Write the lines out exactly as they stand, from the one containing "Emit a web page" through the one containing "const ORANGE = '#ebb042', RED = '#d8463f';", and only those. Omit pictures.

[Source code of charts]

>> begin

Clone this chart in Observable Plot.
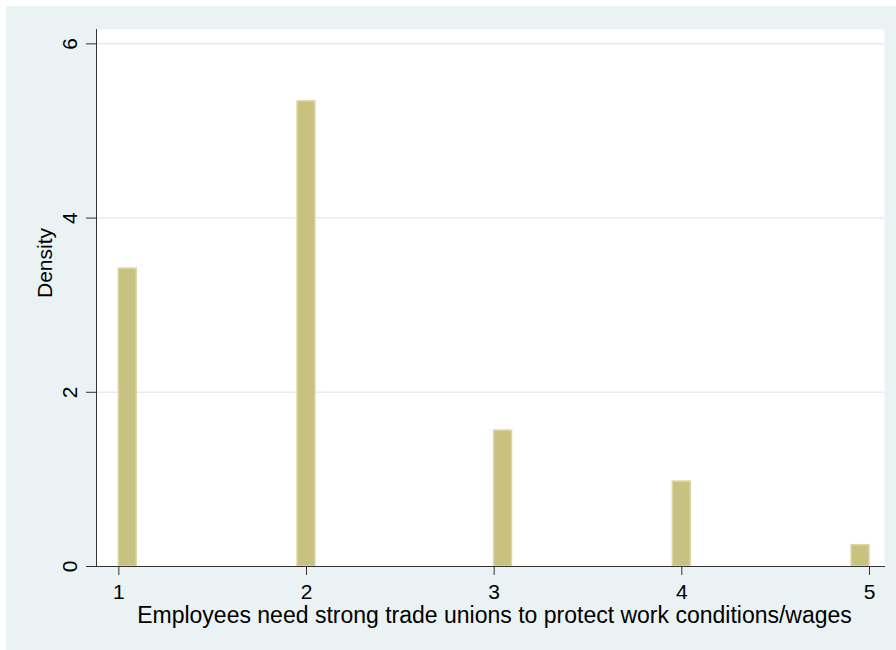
<!DOCTYPE html>
<html>
<head>
<meta charset="utf-8">
<script src="https://cdn.jsdelivr.net/npm/d3@7"></script>
<script src="https://cdn.jsdelivr.net/npm/@observablehq/plot@0.6"></script>
<style>
  html, body { margin: 0; padding: 0; background: #ffffff; }
  #chart { position: absolute; left: 6px; top: 6px; }
  #chart svg { display: block; }
</style>
</head>
<body>
<div id="chart"></div>
<script>
// Survey responses (1 = strongly agree ... 5 = strongly disagree) and their histogram densities
const responses = [1, 2, 3, 4, 5];
const densities = [3.42, 5.34, 1.56, 0.975, 0.245];

// Axis ticks
const xTicks = [1, 2, 3, 4, 5];
const yTicks = [0, 2, 4, 6];

// Histogram binning over the response range
const binCount = 42;
const binMin = 1;
const binMax = 5;

const xTitle = "Employees need strong trade unions to protect work conditions/wages";
const yTitle = "Density";

// Place each response in its bin
const binWidth = (binMax - binMin) / binCount;
const bins = responses.map((v, i) => {
  const k = Math.min(binCount - 1, Math.floor((v - binMin) / binWidth + 1e-9));
  return { x1: binMin + k * binWidth, x2: binMin + (k + 1) * binWidth, density: densities[i] };
});

const chart = Plot.plot({
  width: 890,
  height: 644,
  marginLeft: 90,
  marginRight: 12,
  marginTop: 23,
  marginBottom: 84,
  style: {
    fontFamily: "'Liberation Sans', Arial, Helvetica, sans-serif",
    fontSize: "21px",
    background: "#EAF2F3",
    color: "#000"
  },
  x: { domain: [0.881, 5.08] },
  y: { domain: [0, 6.165] },
  marks: [
    Plot.frame({ fill: "#ffffff", stroke: null }),
    Plot.ruleY(yTicks.filter(d => d > 0), { stroke: "#E3ECEE", strokeWidth: 1.5 }),
    Plot.rect(bins, {
      x1: "x1", x2: "x2", y1: 0, y2: "density",
      fill: "#C9C17F", stroke: "#DCD6A2", strokeWidth: 1.5
    }),
    Plot.frame({ anchor: "left", stroke: "#333333", strokeWidth: 1 }),
    Plot.frame({ anchor: "bottom", stroke: "#333333", strokeWidth: 1 }),
    Plot.axisY({
      ticks: yTicks, tickFormat: d => String(d), tickSize: 10, tickPadding: 16, tickRotate: -90,
      textAnchor: "middle", lineAnchor: "middle",
      fontSize: 21, label: null, stroke: "#333333", fill: "#000"
    }),
    Plot.axisX({
      ticks: xTicks, tickFormat: d => String(d), tickSize: 9, tickPadding: 9,
      fontSize: 21, label: null, stroke: "#333333", fill: "#000"
    }),
    Plot.text([yTitle], {
      text: d => d, frameAnchor: "left", dx: -51, rotate: -90,
      fontSize: 21, fill: "#000"
    }),
    Plot.text([xTitle], {
      text: d => d, frameAnchor: "bottom", dx: 4, dy: 40, lineAnchor: "top",
      fontSize: 23, fill: "#000"
    })
  ]
});

document.getElementById("chart").appendChild(chart);
</script>
</body>
</html>
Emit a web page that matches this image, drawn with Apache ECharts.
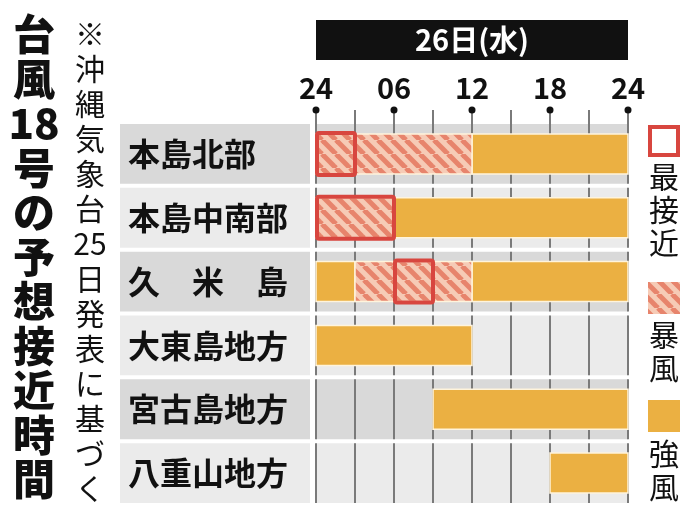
<!DOCTYPE html>
<html><head><meta charset="utf-8">
<script src="https://cdn.jsdelivr.net/npm/echarts@6/dist/echarts.min.js"></script>
<style>html,body{margin:0;padding:0;background:#fff}#c{width:700px;height:525px}</style>
</head><body><div id="c"></div>
<script>
const categories = ['本島北部','本島中南部','久　米　島','大東島地方','宮古島地方','八重山地方'];
const xTicks = ['24','06','12','18','24'];
// [row, startHour, endHour]
const stormBars = [[0,0,12],[1,0,6],[2,3,12]];
const strongBars = [[0,12,24],[1,6,24],[2,0,3],[2,12,24],[3,0,12],[4,9,24],[5,18,24]];
const closestBoxes = [[0,0,3],[1,0,6],[2,6,9]];

const FONT = '"Noto Sans CJK JP", sans-serif';
const ORANGE = '#ebb042', RED = '#d8463f';

function makeHatch(){
  const c = document.createElement('canvas'); c.width = 14; c.height = 14;
  const g = c.getContext('2d');
  g.fillStyle = '#f6cbb6'; g.fillRect(0,0,14,14);
  g.strokeStyle = '#e7846c'; g.lineWidth = 5;
  [-14,0,14].forEach(o=>{ g.beginPath(); g.moveTo(o,0); g.lineTo(o+14,14); g.stroke(); });
  return c;
}
const hatch = {image: makeHatch(), repeat: 'repeat'};

const chart = echarts.init(document.getElementById('c'));
function vtext(str, x, y, size, lh, weight){
  return {type:'text', x:x, y:y, style:{text:str, font:`${weight} ${size}px ${FONT}`, fill:'#111', lineHeight:lh, align:'center', verticalAlign:'top'}};
}
chart.setOption({
  animation:false,
  grid:{left:316, right:72, top:122, bottom:20},
  xAxis:{type:'value', min:0, max:24, interval:6, position:'top',
    axisLine:{show:false}, axisTick:{show:false}, splitLine:{show:false},
    axisLabel:{margin:20, formatter:(v)=>xTicks[v/6], fontFamily:FONT, fontWeight:'bold', fontSize:29, color:'#111'}},
  yAxis:{type:'category', data:categories, inverse:true,
    axisLine:{show:false}, axisTick:{show:false}, splitLine:{show:false},
    axisLabel:{align:'left', margin:188, fontFamily:FONT, fontWeight:'bold', fontSize:32, color:'#111'}, z:10},
  series:[
    {type:'custom', z:1, data:categories.map((c,i)=>[i]),
     renderItem:(p,api)=>{
       const i = api.value(0);
       const yc = api.coord([0,i])[1], h = api.size([0,1])[1];
       const top = yc-h/2+2, hh = h-4;
       const col = i%2===0 ? '#d9d9d9' : '#ebebeb';
       const ch = [
         {type:'rect', shape:{x:120,y:top,width:190,height:hh}, style:{fill:col}},
         {type:'rect', shape:{x:316,y:top,width:312,height:hh}, style:{fill:col}}
       ];
       for(let t=0;t<=24;t+=3){
         const x = api.coord([t,i])[0];
         ch.push({type:'line', shape:{x1:x,y1:(i===0?110:top),x2:x,y2:top+hh}, style:{stroke:'#7a7a7a', lineWidth:2}});
         if(i===0 && t%6===0) ch.push({type:'circle', shape:{cx:x,cy:110,r:3.5}, style:{fill:'#111'}});
       }
       return {type:'group', children:ch};
     }},
    {type:'custom', z:3, data:strongBars,
     renderItem:(p,api)=>{
       const a = api.coord([api.value(1),api.value(0)]), b = api.coord([api.value(2),api.value(0)]);
       return {type:'rect', shape:{x:a[0],y:a[1]-20,width:b[0]-a[0],height:40}, style:{fill:ORANGE, stroke:'#fff4dc', lineWidth:1.5}};
     }},
    {type:'custom', z:3, data:stormBars,
     renderItem:(p,api)=>{
       const a = api.coord([api.value(1),api.value(0)]), b = api.coord([api.value(2),api.value(0)]);
       return {type:'rect', shape:{x:a[0],y:a[1]-20,width:b[0]-a[0],height:40}, style:{fill:hatch, stroke:'#fff4dc', lineWidth:1.5}};
     }},
    {type:'custom', z:4, data:closestBoxes,
     renderItem:(p,api)=>{
       const a = api.coord([api.value(1),api.value(0)]), b = api.coord([api.value(2),api.value(0)]);
       return {type:'rect', shape:{x:a[0]+1,y:a[1]-21,width:b[0]-a[0]-1,height:42,r:2}, style:{fill:null, stroke:RED, lineWidth:4}};
     }}
  ],
  graphic:[
    {type:'rect', shape:{x:316,y:20,width:312,height:40}, style:{fill:'#111'}},
    {type:'text', x:472, y:40, style:{text:'26日(水)', font:`bold 29px ${FONT}`, fill:'#fff', align:'center', verticalAlign:'middle'}},
    vtext('台\n風\n18\n号\nの\n予\n想\n接\n近\n時\n間', 34, 12, 42, 44.5, '900'),
    vtext('※\n沖\n縄\n気\n象\n台\n25\n日\n発\n表\nに\n基\nづ\nく', 90, 16, 30, 35, 'normal'),
    {type:'rect', shape:{x:650,y:127,width:28,height:28}, style:{fill:'#fff', stroke:RED, lineWidth:4}},
    vtext('最\n接\n近', 664, 160, 30, 33, 'normal'),
    {type:'rect', shape:{x:648,y:282,width:32,height:32}, style:{fill:hatch}},
    vtext('暴\n風', 664, 318, 30, 33, 'normal'),
    {type:'rect', shape:{x:648,y:400,width:32,height:32}, style:{fill:ORANGE}},
    vtext('強\n風', 664, 437, 30, 33, 'normal')
  ]
});
</script></body></html>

>> end

## FINISHED EXERCISE
Emit a web page that matches this image, drawn with Apache ECharts.
<!DOCTYPE html>
<html><head><meta charset="utf-8">
<script src="https://cdn.jsdelivr.net/npm/echarts@6/dist/echarts.min.js"></script>
<style>html,body{margin:0;padding:0;background:#fff}#c{width:700px;height:525px}</style>
</head><body><div id="c"></div>
<script>
const categories = ['本島北部','本島中南部','久　米　島','大東島地方','宮古島地方','八重山地方'];
const xTicks = ['24','06','12','18','24'];
// [row, startHour, endHour]
const stormBars = [[0,0,12],[1,0,6],[2,3,12]];
const strongBars = [[0,12,24],[1,6,24],[2,0,3],[2,12,24],[3,0,12],[4,9,24],[5,18,24]];
const closestBoxes = [[0,0,3],[1,0,6],[2,6,9]];

const FONT = '"Noto Sans CJK JP", sans-serif';
const ORANGE = '#ebb042', RED = '#d8463f';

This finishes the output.